28. From this order there was an appeal to the High Court. The lamed Judges remarked at p. 381:
'We think that the Court below could have revoked the certificate granted to Hussain Ali, or at least have revoked the same in part, on more than one ground. In the first place the proceedings which took place when Hussain Ali obtained his certificate were seriously defective in substance within the meaning of Clause (a) of Section 18 of Act VII  of 1889. Mt. Sherif un Nissa was at the time a minor, and her father, whose interest in this matter was obviously opposed to hers, he being the debtor whose liability it was sought to enforce by means of the application, was allowed to accept service of notice on her behalf.'
It will be observed that the original proceeding was defective in substance because there was no proper notice to a person who was vitally interested in the grant.
29. The last portion of that judgment is instructive:
'We revoke the certificate granted in favour of Hussain Ali to the extent of half of the sum specified in the said certificate, namely, to the extent of Rs. 12,500 and we direct that a certificate for the realisation of this amount, as a debt alleged to be due from Hussain Ali to Mt. Keifayat Fatima, be granted in favour of the appellant Mt. Sharif-un-Nissa. (D).'
What happened in that case, is this : B had already obtained his decree for his share of the debt.
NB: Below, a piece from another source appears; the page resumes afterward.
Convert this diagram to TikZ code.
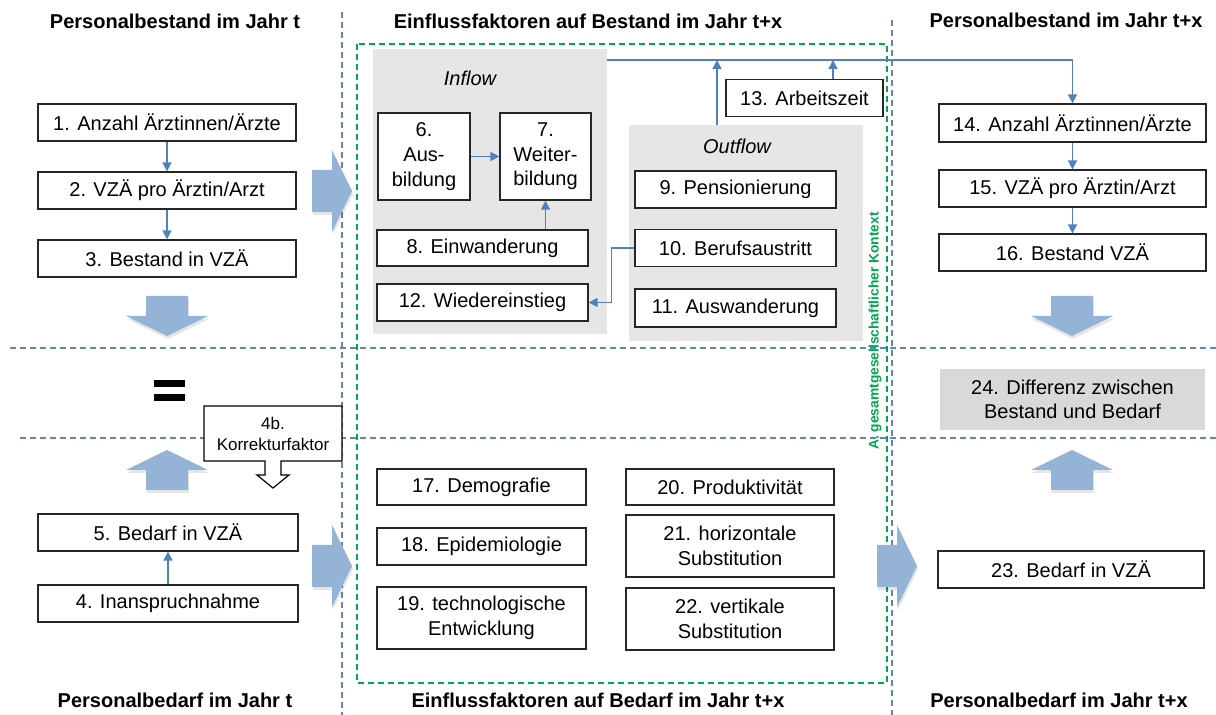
\documentclass[tikz,border=0pt]{standalone}
\usepackage{fontspec}
\setmainfont{Liberation Sans}
\usetikzlibrary{arrows.meta}

\definecolor{linkblue}{RGB}{79,129,189}
\definecolor{fatblue}{RGB}{149,179,215}
\definecolor{sepblue}{RGB}{100,130,190}
\definecolor{ctxgreen}{RGB}{0,166,80}
\definecolor{bggray}{RGB}{230,230,230}
\definecolor{diffgray}{RGB}{217,217,217}

\begin{document}
\begin{tikzpicture}[
      x=0.5pt, y=-0.5pt,
      box/.style={draw=black!85, fill=white, line width=0.6pt, align=center,
                  inner sep=0pt, font=\fontsize{10}{12.3}\selectfont},
      head/.style={font=\fontsize{10}{12}\selectfont\bfseries},
      area/.style={fill=bggray, inner sep=0pt},
      conn/.style={draw=linkblue, line width=0.7pt,
                   -{Triangle[length=4.5pt,width=4.5pt]}},
      sep/.style={draw=sepblue, line width=0.6pt, dash pattern=on 3pt off 2pt},
      ctx/.style={draw=ctxgreen, line width=0.6pt, dash pattern=on 3pt off 2pt},
      fat/.pic={\path[pic actions] (-20,-21) -- (0,-21) -- (0,-41) -- (20,0)
                  -- (0,41) -- (0,21) -- (-20,21) -- cycle;}
    ]
      \useasboundingbox (0,0) rectangle (1216,715);

      % separators
      \draw[sep] (342,12) -- (342,715);
      \draw[sep] (892,20) -- (892,715);
      \draw[sep] (10,348) -- (1216,348);
      \draw[sep] (20,438) -- (1216,438);
      \draw[ctx] (357,44) rectangle (887,683);
      \node[rotate=90, text=ctxgreen, font=\fontsize{6.9}{8}\selectfont\bfseries]
        (kontext) at (875,331) {A. gesamtgesellschaftlicher Kontext};

      % headings
      \node[head] (h1) at (175,21) {Personalbestand im Jahr t};
      \node[head] (h2) at (588,21) {Einflussfaktoren auf Bestand im Jahr t+x};
      \node[head] (h3) at (1066,20) {Personalbestand im Jahr t+x};
      \node[head] (h4) at (175,700) {Personalbedarf im Jahr t};
      \node[head] (h5) at (598,700) {Einflussfaktoren auf Bedarf im Jahr t+x};
      \node[head] (h6) at (1059,700) {Personalbedarf im Jahr t+x};

      % big arrows, with a faint shadow
      \foreach \ax/\ay/\ang in {332/191/0, 332/566/0, 897/566/0, 167/316/-90,
                                1072/316/-90, 167/470/90, 1072/470/90} {
        \pic[rotate=\ang, fill=black, fill opacity=0.1] at (\ax+1,\ay+3) {fat};
        \pic[rotate=\ang, fill=fatblue] at (\ax,\ay) {fat};
      }

      % Bestand t
      \node[box, minimum width=129pt, minimum height=18.5pt] (b1) at (167,122.5) {1. Anzahl Ärztinnen/Ärzte};
      \node[box, minimum width=129pt, minimum height=18.5pt] (b2) at (167,190.5) {2. VZÄ pro Ärztin/Arzt};
      \node[box, minimum width=129pt, minimum height=18.5pt] (b3) at (167,258.5) {3. Bestand in VZÄ};
      \draw[conn] (b1) -- (b2);
      \draw[conn] (b2) -- (b3);

      % equals and correction factor
      \fill (154,380) rectangle (185,387);
      \fill (154,394) rectangle (185,401);
      \draw[fill=white, line width=0.6pt] (204,406) -- (342,406) -- (342,461)
        -- (281,461) -- (281,475) -- (289,475) -- (273,488) -- (257,475)
        -- (265,475) -- (265,461) -- (204,461) -- cycle;
      \node[font=\fontsize{8.5}{10.5}\selectfont, align=center] (korr) at (273,433.5) {4b.\\Korrekturfaktor};

      % Bedarf t
      \node[box, minimum width=130pt, minimum height=18.5pt] (b5) at (168,532.5) {5. Bedarf in VZÄ};
      \node[box, minimum width=130pt, minimum height=18.5pt] (b4) at (168,603.5) {4. Inanspruchnahme};
      \draw[conn] (b4) -- (b5);

      % Inflow / Outflow
      \node[area, minimum width=117pt, minimum height=142.5pt] (inflow) at (490,191.5) {};
      \node[area, minimum width=117pt, minimum height=108pt] (outflow) at (746,233) {};
      \node[font=\fontsize{10}{12}\selectfont\itshape] (inlab) at (470,78) {Inflow};
      \node[font=\fontsize{10}{12}\selectfont\itshape] (outlab) at (737,146) {Outflow};
      \node[box, minimum width=46pt, minimum height=43.5pt] (b6) at (424,156.5) {6.\\Aus-\\bildung};
      \node[box, minimum width=45.5pt, minimum height=43.5pt] (b7) at (545.5,156.5) {7.\\Weiter-\\bildung};
      \node[box, minimum width=105.5pt, minimum height=18pt] (b8) at (482.5,248) {8. Einwanderung};
      \node[box, minimum width=105.5pt, minimum height=18.5pt] (b12) at (482.5,302.5) {12. Wiedereinstieg};
      \node[box, minimum width=100.5pt, minimum height=18.5pt] (b9) at (735.5,189.5) {9. Pensionierung};
      \node[box, minimum width=100.5pt, minimum height=18.5pt] (b10) at (735.5,248) {10. Berufsaustritt};
      \node[box, minimum width=100.5pt, minimum height=19pt] (b11) at (735.5,308) {11. Auswanderung};
      \node[box, minimum width=78.5pt, minimum height=18.5pt] (b13) at (804.5,98) {13. Arbeitszeit};
      \draw[conn] (b6) -- (b7);
      \draw[conn] (b8.north -| b7.south) -- (b7.south);
      \draw[conn] (b10.west) -- ++(-23,0) |- (b12.east);

      % Bestand t+x
      \node[box, minimum width=133.5pt, minimum height=19pt] (b14) at (1072.5,123) {14. Anzahl Ärztinnen/Ärzte};
      \node[box, minimum width=133.5pt, minimum height=18.5pt] (b15) at (1072.5,188.5) {15. VZÄ pro Ärztin/Arzt};
      \node[box, minimum width=133.5pt, minimum height=18.5pt] (b16) at (1072.5,252.5) {16. Bestand VZÄ};
      \draw[conn] (b14) -- (b15);
      \draw[conn] (b15) -- (b16);
      \coordinate (top) at (inflow.east |- 0,60);
      \coordinate (up1) at (717,60);
      \coordinate (up2) at (833,60);
      \draw[conn] (top) -| (b14.north);
      \draw[conn] (outflow.north -| up1) -- (up1);
      \draw[conn] (b13.north -| up2) -- (up2);

      % Bedarf factors
      \node[box, minimum width=104.5pt, minimum height=18pt] (b17) at (481.5,487) {17. Demografie};
      \node[box, minimum width=104.5pt, minimum height=18.5pt] (b18) at (481.5,546.5) {18. Epidemiologie};
      \node[box, minimum width=104.5pt, minimum height=31pt] (b19) at (481.5,618) {19. technologische\\Entwicklung};
      \node[box, minimum width=104pt, minimum height=18pt] (b20) at (730,487) {20. Produktivität};
      \node[box, minimum width=104pt, minimum height=31pt] (b21) at (730,546) {21. horizontale\\Substitution};
      \node[box, minimum width=104pt, minimum height=31pt] (b22) at (730,619) {22. vertikale\\Substitution};

      % t+x result
      \node[box, draw=none, fill=diffgray, minimum width=132.5pt, minimum height=30.5pt] (b24) at (1072.5,399.5) {24. Differenz zwischen\\Bestand und Bedarf};
      \node[box, minimum width=133pt, minimum height=18.5pt] (b23) at (1071,569.5) {23. Bedarf in VZÄ};
    \end{tikzpicture}
\end{document}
Further certificate to him or to anybody else on his behalf was unnecessary. The debtor (the husband of the lady who died) was a creditor to the extent of a fourth share. Therefore, there was merger of the two interests. The only outstanding debt was the debt for Rs. 12,500 to D. What did the learned Judges do? They granted a new certificate to D to enable her to realise her Rs. 12,500. It was really a new grant and I consider on the fact of the case that the old grant was revoked. But if this case means that under the Succession Act there can be a partial revocation by the death of one of the donees, I respectfully differ the judgment.
30. As I said, the debt is a small one. If the particulars of Section 372 were in the petition, I would have on this application ordered a new certificate to issue in favour of the applicant. But the particulars are not there.
31. I cannot allow an amendment of the petition. There is no doubt that, where the defect is a minor one, for example, in the name of the person whose estate is in question, and the petitioner takes up the correct position by putting in another petition, an order may be made--small error like this may be corrected--Sukumar Deb v. Parbati Bala : AIR1941Cal663 .
32. In this case, the defect is not of that nature, I do not think, I can allow amendment of the petition.
33. I must, therefore, dismiss the application.